Journalism has across the board sunk to the depths of super market rags. No garbage is too insignificant to be turned into a headline.

Minutes later: I give up. Television off. Garbage news on two channels, journalists rabbiting on about the importance of the utterly banal and unimportant. If everyone just turned the telly off now and told them how idiotic they all sound, I wonder if they’d get the point and give us News?

Thank god for the internet where I can go find news that actually matters.

6 comments to Real news need not apply

  • Network television news strikes me as a weird historical anachronism from the 1950s. I consider myself well informed, and I am bombarded with news for a variety of places, yet I haven’t watched “the news” in years. (I watch 24 hour news channels from time to time, however, especially when a big story breaks). Yet when I was a kid, everybody going into the living room to watch a half hour news bulletin every night was almost an unavoidable ritual.

  • Kevin Connors

    Ha!

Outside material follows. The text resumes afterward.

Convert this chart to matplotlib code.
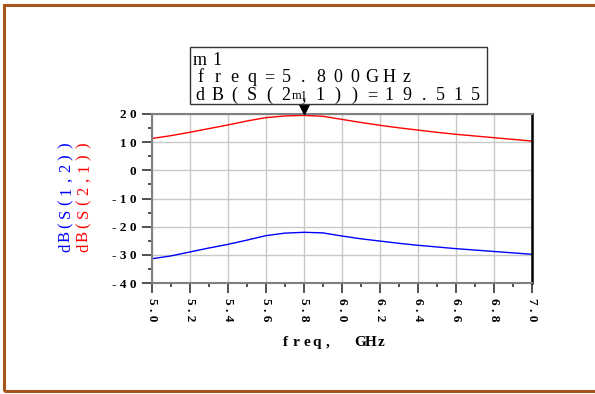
import matplotlib
matplotlib.use("Agg")
import matplotlib.pyplot as plt
from matplotlib.patches import Rectangle
from matplotlib.ticker import MultipleLocator
from matplotlib.transforms import offset_copy

# sweep data
freq = [5.0, 5.1, 5.2, 5.3, 5.4, 5.5, 5.6, 5.7, 5.8, 5.9, 6.0,
        6.1, 6.2, 6.3, 6.4, 6.5, 6.6, 6.7, 6.8, 6.9, 7.0]
s21_db = [11.3, 12.3, 13.5, 14.8, 16.1, 17.5, 18.7, 19.3, 19.5, 19.2, 18.1,
          17.0, 16.0, 15.1, 14.3, 13.5, 12.8, 12.2, 11.6, 11.0, 10.4]
s12_db = [-31.4, -30.4, -29.0, -27.6, -26.3, -24.8, -23.2, -22.3, -22.0, -22.2, -23.3,
          -24.3, -25.1, -25.9, -26.6, -27.2, -27.8, -28.3, -28.8, -29.3, -29.8]

x_ticks = [5.0, 5.2, 5.4, 5.6, 5.8, 6.0, 6.2, 6.4, 6.6, 6.8, 7.0]
y_ticks = [-40, -30, -20, -10, 0, 10, 20]

marker_freq = 5.8
marker_val = 19.515
marker_lines = ["m1", "freq=5.800GHz", "dB(S(2,1))=19.515"]

W, H = 595, 394
SERIF = "Liberation Serif"


def spaced(s):
    return " ".join(s)


def pitched(fig, x0, y0, s, pitch, vertical=False, **kw):
    # ADS-style text: one glyph per fixed cell, positions in pixels from top-left
    for i, ch in enumerate(s):
        if ch == " ":
            continue
        if vertical:
            x, y, rot = x0, y0 - i * pitch, 90
        else:
            x, y, rot = x0 + i * pitch, y0, 0
        fig.text(x / W, 1 - y / H, ch, rotation=rot, rotation_mode="anchor",
                 ha="center", va="baseline", **kw)


fig = plt.figure(figsize=(W / 100, H / 100), dpi=100)
fig.patch.set_facecolor("white")

# outer frame
fig.patches.append(Rectangle((4 / W, 1 - 391 / H), 600 / W, 386 / H,
                             transform=fig.transFigure, fill=False,
                             edgecolor="#a9561c", linewidth=2.2))

ax = fig.add_axes([151.7 / W, 1 - 283 / H, 380 / W, 169 / H])
ax.plot(freq, s21_db, color="#ff0000", linewidth=1.0)
ax.plot(freq, s12_db, color="#0000ff", linewidth=1.0)

ax.set_xlim(5.0, 7.0)
ax.set_ylim(-40, 20)
ax.set_xticks(x_ticks)
ax.set_yticks(y_ticks)
ax.xaxis.set_minor_locator(MultipleLocator(0.1))
ax.yaxis.set_minor_locator(MultipleLocator(5))
ax.set_xticklabels([spaced(f"{v:.1f}") for v in x_ticks], rotation=-90,
                   family=SERIF, fontweight="bold", fontsize=9.5)
ax.set_yticklabels([spaced(str(v)) for v in y_ticks],
                   family=SERIF, fontweight="bold", fontsize=9.5)
ax.tick_params(which="major", length=7, width=1.2, color="#333333", pad=4)
ax.tick_params(which="minor", length=3, width=1.2, color="#333333")
ax.grid(True, which="major", color="#c8c8c8", linewidth=1.0)
ax.set_axisbelow(True)

for side in ["left", "top", "bottom"]:
    ax.spines[side].set_color("#808080")
    ax.spines[side].set_linewidth(1.5)
ax.spines["right"].set_color("black")
ax.spines["right"].set_linewidth(1.8)

# x label
pitched(fig, 285, 346, "freq,  GHz", 10.7, family=SERIF, fontweight="bold", fontsize=11)

# stacked y labels, one per trace
pitched(fig, 70, 248, "dB(S(1,2))", 11.4, vertical=True, color="#0000ff",
        family=SERIF, fontsize=12)
pitched(fig, 88, 248, "dB(S(2,1))", 11.4, vertical=True, color="#ff0000",
        family=SERIF, fontsize=12)

# marker m1
tip = offset_copy(ax.transData, fig=fig, y=4.5, units="points")
ax.plot([marker_freq], [20], marker="v", markersize=9, color="black",
        clip_on=False, zorder=5, transform=tip)
fig.patches.append(Rectangle((190 / W, 1 - 104 / H), 297 / W, 57 / H,
                             transform=fig.transFigure, fill=True,
                             facecolor="white", edgecolor="#333333", linewidth=1.0))
for i, line in enumerate(marker_lines):
    pitched(fig, 200, 65 + 17.5 * i, line, 17.2, family=SERIF, fontsize=13)
fig.text(300 / W, 1 - 96 / H, "m1", ha="center", va="center",
         family=SERIF, fontsize=9)

fig.savefig("out.png", dpi=100)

I just saw that same report on MSNBC complete with a dialog between the anchor and correspondent about whether Mrs. PM was “well liked” by the British people. Argh!

    The worst is the 11 pm local news, filled with crap about car wrecks, bank robberies and such that I can get with a five minute scan of the next morning’s metro section, sports, and a couple of fluff/titilation pieces that have been shamelessly hyped all through that night’s prime time programming. The only saving grace is the weather report, which is still a bit better than what’s on the web.

  • David Carr

    Dale,

    Two points. First, I don’t agree that ‘Cherie-gate’ is trivial. It is a glimpse of the kind of croneyism and corruption and arrogance that surrounds not just Blair but the whole Nulabour project.

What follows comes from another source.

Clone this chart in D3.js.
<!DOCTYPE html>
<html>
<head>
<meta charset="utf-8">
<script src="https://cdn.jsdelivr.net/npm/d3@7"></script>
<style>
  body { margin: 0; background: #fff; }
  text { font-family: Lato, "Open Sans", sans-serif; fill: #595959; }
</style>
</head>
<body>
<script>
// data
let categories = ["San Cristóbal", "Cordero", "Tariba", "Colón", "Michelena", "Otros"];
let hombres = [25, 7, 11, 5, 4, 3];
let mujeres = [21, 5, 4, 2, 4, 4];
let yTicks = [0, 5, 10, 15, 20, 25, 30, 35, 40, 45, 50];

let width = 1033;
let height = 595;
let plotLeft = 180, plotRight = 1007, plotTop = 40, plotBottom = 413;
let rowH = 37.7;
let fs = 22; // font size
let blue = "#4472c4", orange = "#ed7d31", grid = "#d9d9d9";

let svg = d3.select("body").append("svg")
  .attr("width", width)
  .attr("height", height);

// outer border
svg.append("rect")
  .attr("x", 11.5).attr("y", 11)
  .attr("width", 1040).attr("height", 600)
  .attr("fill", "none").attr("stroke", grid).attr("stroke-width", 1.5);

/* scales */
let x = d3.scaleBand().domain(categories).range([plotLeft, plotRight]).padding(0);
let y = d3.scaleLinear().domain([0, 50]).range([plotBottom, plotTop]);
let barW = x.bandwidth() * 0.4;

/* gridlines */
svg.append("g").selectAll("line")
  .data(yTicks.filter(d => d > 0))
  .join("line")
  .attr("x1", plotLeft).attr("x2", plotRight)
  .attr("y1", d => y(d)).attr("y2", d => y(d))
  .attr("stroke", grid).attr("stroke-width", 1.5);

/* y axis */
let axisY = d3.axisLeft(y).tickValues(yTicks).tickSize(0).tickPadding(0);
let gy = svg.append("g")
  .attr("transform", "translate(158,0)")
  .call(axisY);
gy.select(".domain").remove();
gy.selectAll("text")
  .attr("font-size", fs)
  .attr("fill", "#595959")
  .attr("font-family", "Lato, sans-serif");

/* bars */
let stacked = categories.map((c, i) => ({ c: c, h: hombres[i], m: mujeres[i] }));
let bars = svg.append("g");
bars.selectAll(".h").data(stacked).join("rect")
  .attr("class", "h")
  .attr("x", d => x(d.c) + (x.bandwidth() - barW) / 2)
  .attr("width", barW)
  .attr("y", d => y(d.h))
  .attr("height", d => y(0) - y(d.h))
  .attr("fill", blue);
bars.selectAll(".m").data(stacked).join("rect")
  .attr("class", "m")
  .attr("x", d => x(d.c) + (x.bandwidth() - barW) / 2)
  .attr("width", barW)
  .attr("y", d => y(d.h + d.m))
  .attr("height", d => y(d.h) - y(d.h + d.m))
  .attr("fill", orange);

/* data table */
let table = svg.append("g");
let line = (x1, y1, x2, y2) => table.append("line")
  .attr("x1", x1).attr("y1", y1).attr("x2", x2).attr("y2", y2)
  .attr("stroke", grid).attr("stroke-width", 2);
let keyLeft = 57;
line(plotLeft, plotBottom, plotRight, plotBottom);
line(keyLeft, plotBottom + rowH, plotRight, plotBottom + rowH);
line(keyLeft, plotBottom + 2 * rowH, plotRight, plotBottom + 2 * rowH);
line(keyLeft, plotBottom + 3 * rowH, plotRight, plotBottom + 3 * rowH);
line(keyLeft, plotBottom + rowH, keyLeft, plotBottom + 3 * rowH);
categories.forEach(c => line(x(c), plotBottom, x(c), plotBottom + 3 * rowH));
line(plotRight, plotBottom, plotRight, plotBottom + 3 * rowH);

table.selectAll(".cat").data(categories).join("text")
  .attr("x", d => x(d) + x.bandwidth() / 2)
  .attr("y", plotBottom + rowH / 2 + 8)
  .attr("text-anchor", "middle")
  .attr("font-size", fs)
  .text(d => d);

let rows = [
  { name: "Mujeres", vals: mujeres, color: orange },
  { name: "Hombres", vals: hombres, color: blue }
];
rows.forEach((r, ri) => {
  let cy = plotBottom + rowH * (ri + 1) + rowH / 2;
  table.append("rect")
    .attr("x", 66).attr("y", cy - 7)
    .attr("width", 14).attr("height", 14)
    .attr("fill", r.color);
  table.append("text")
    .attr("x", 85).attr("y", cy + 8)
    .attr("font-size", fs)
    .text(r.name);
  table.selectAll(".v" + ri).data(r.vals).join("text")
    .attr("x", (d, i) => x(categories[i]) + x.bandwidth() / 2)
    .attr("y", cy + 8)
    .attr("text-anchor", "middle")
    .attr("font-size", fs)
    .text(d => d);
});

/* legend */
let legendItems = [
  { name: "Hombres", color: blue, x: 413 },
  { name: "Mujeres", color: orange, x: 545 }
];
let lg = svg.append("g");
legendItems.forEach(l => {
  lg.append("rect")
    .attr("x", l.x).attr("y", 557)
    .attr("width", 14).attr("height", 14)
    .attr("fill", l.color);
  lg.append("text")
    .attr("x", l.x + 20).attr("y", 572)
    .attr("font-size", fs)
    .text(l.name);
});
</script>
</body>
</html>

    However, you are right about the British mainstream ‘news’ providers who have begun to plumb the depths of banality. I am of the opinion that this reflects the British polity. There is just no serious debate in this country about anything and the news providers have probably made the commercially sensible decision that they don’t want to bore their shallow and indifferent audience with ‘big, heavy stuff’.

  • Dale Amon

    Sorry I’ll have to disagree with you on this one David. If there is any meat on that bone, I’ve yet to see it.

    I seriously doubt there is any more cronyism going on than would be going on with any political party with X years in majority.

    It’s not the party, it’s the very nature of the beast.

    The whole thing strikes me as similar to the whole Clinton thing in the USA, only even more unimportant. The ones gunning for Blair can’t get at him on anything real, so they’re showing their impotence by making fools of themselves by going after the inconsequential.

    The Tories are looking and soundling like total idiots. They have nothing to say, no policy, no leadership, no differentiation, no nothing. They’re going for hype over substance and it will just push them deeper into their party death throes.

    Hell, what can you say when IDS’s answer to the Labour anti-terrorist program was to suggest a US-like Home Land Security Department? And this when Tom Ridge, head of the American one, has been quoted saying the US couldn’t mirror the powers of the MI5 because they would be impossible under US Constutional protections? So IDS wants even MORE of a police state than the NuLabour is giving us?

    Given the choice of the two men, we’re (sadly) better off with Blair.

  • David Carr

    “It’s not the party, it’s the very nature of the beast.”

    Oh I agree with you, mate. But it’s important, nonetheless, to keep this point fresh in people’s minds so as to fuel the disillusion with the entire political class.

    I don’t think the Tories are behind it. They’re not competent enough. Somebody leaked Mrs.Blair’s e-mails to the press and the most likely suspect is MI5. Why? Search me.

    IDS may not be any better but that doesn’t mean that I want Blair or the Nulabour regime given a free pass or an easy ride.

  • Byron

    Same general problem here in the US. It ticks me off to no end every time I see on the cable news networks a jack-knifed tractor trailor in Massachussetts, a police car chase on a California highway, or a sinkhole in Florida. Unfrickinbelievable that this stuff is considered national news. Sometimes I think its all a conspiracy to dumb down the population and make them easier to control.